The bill provides that a charitable organization operating or soliciting within the State which receives annual gross revenue in excess of $500,000 in monetary donations must file with its annual disclosure report a financial statement which has been audited by an independent certified public accountant. The threshold for this audited financial statement requirement under current law is $250,000 of gross revenue, including in-kind donations, or any greater amount that the Attorney General may prescribe by regulation.
Regulations adopted by the Attorney General increased the threshold to $500,000 of gross revenue. The regulations also specify that for the purpose of determining if an audit is required, a charitable organization's gross revenue shall not include: one-time bequests, fund raising campaigns for capital property in a single fiscal year, the value of services performed by volunteers, or items purchased by other entities for the use of the charitable organization in situations in which ownership of the item is retained by the original purchaser. The bill would exempt certain non-monetary in-kind contributions from inclusion as gross revenue as well.
In addition, the bill makes a corresponding adjustment by providing that organizations that have annual gross revenues in excess of $25,000 and up to $500,000 must file an annual financial report that is certified by the organization's president or other authorized officer.

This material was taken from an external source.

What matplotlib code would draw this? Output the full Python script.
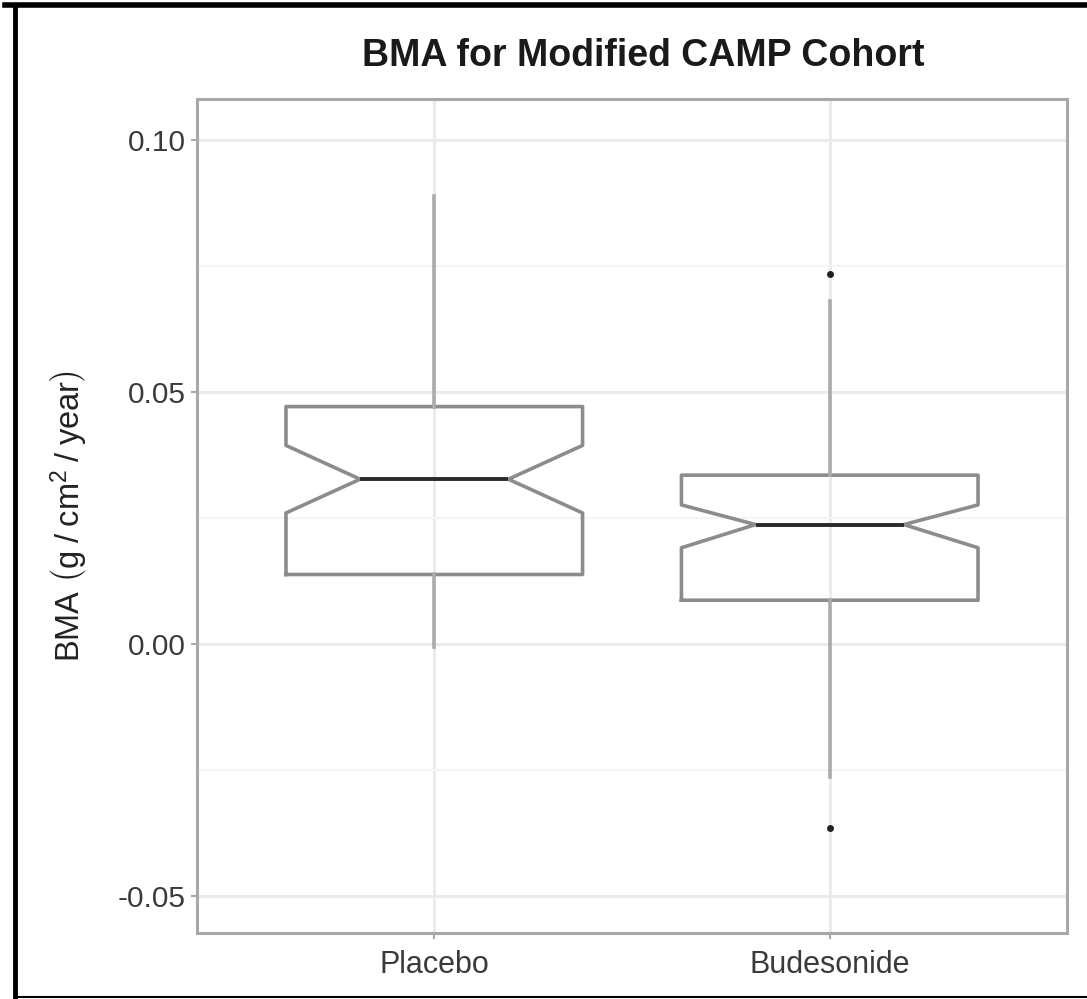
import matplotlib.pyplot as plt
from matplotlib.lines import Line2D
from matplotlib.ticker import MultipleLocator

plt.rcParams['font.family'] = ['Liberation Sans', 'DejaVu Sans']
plt.rcParams['mathtext.fontset'] = 'custom'
plt.rcParams['mathtext.rm'] = 'Liberation Sans'
plt.rcParams['mathtext.it'] = 'Liberation Sans'

# box summaries per treatment arm (g/cm^2/year)
groups = ['Placebo', 'Budesonide']
q1 = [0.0138, 0.0087]
medians = [0.0327, 0.0237]
q3 = [0.0471, 0.0335]
whisk_lo = [-0.0006, -0.0264]
whisk_hi = [0.0888, 0.0680]
notch_lo = [0.0260, 0.0191]
notch_hi = [0.0394, 0.0276]
outliers = [[], [0.0734, -0.0365]]

stats = []
for i, g in enumerate(groups):
    stats.append({
        'label': g, 'q1': q1[i], 'med': medians[i], 'q3': q3[i],
        'whislo': whisk_lo[i], 'whishi': whisk_hi[i],
        'cilo': notch_lo[i], 'cihi': notch_hi[i], 'fliers': outliers[i],
    })

fig = plt.figure(figsize=(10.87, 9.99), dpi=100)
ax = fig.add_axes([197 / 1087, 1 - 933 / 999, 870 / 1087, 834 / 999])

ax.bxp(stats, positions=[1, 2], widths=0.75, shownotches=True, showcaps=False,
       boxprops=dict(color='#8c8c8c', linewidth=2.6),
       whiskerprops=dict(color='#ababab', linewidth=2.6),
       medianprops=dict(color='#2a2a2a', linewidth=2.8),
       flierprops=dict(marker='o', markersize=4, markerfacecolor='#222222',
                       markeredgecolor='#222222'),
       zorder=3)

ax.set_xlim(0.4, 2.6)
ax.set_ylim(-0.0573, 0.1081)
ax.yaxis.set_major_locator(MultipleLocator(0.05))
ax.yaxis.set_minor_locator(MultipleLocator(0.025))
ax.set_yticks([-0.05, 0.0, 0.05, 0.10])
ax.set_yticklabels(['-0.05', '0.00', '0.05', '0.10'])
ax.set_xticks([1, 2])
ax.set_xticklabels(groups)

ax.grid(True, which='major', color='#ebebeb', linewidth=2.2, zorder=0)
ax.grid(True, which='minor', axis='y', color='#f5f5f5', linewidth=1.5, zorder=0)
ax.set_axisbelow(True)
ax.tick_params(axis='y', which='major', length=4, width=1.5, color='#aaaaaa',
               labelsize=21.5, labelcolor='#3a3a3a', pad=4)
ax.tick_params(axis='x', which='major', length=4, width=1.5, color='#aaaaaa',
               labelsize=22, labelcolor='#3a3a3a', pad=8)
ax.tick_params(axis='y', which='minor', length=0)
for s in ax.spines.values():
    s.set_color('#a8a8a8')
    s.set_linewidth(2.2)

ax.set_ylabel(r'BMA $\left(\mathrm{g\;/\;cm^{2}\;/\;year}\right)$', fontsize=23.5,
              color='#222222', labelpad=20)
fig.text(643 / 1087, 1 - 56 / 999, 'BMA for Modified CAMP Cohort',
         ha='center', va='center', fontsize=27, fontweight='bold', color='#1a1a1a')

# outer frame
fig.add_artist(Line2D([5 / 1087, 1], [1 - 5 / 999, 1 - 5 / 999],
                      transform=fig.transFigure, color='black', linewidth=4))
fig.add_artist(Line2D([15 / 1087, 15 / 1087], [1 - 5 / 999, 1 - 998 / 999],
                      transform=fig.transFigure, color='black', linewidth=3.5))
fig.add_artist(Line2D([15 / 1087, 1], [1 - 997 / 999, 1 - 997 / 999],
                      transform=fig.transFigure, color='black', linewidth=1.5))

fig.savefig('out.png', dpi=100)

Charitable organizations incur significant expenses associated with providing audited financial statements on an annual basis. These expenses, or some portion of them, could otherwise be used to further the charitable mission of these organizations. The burden of annual financial reporting expenses borne by some charitable organizations may be relieved by increasing the threshold at which organizations must file audited financial statements, and excluding certain non-monetary in-kind contributions from gross revenue.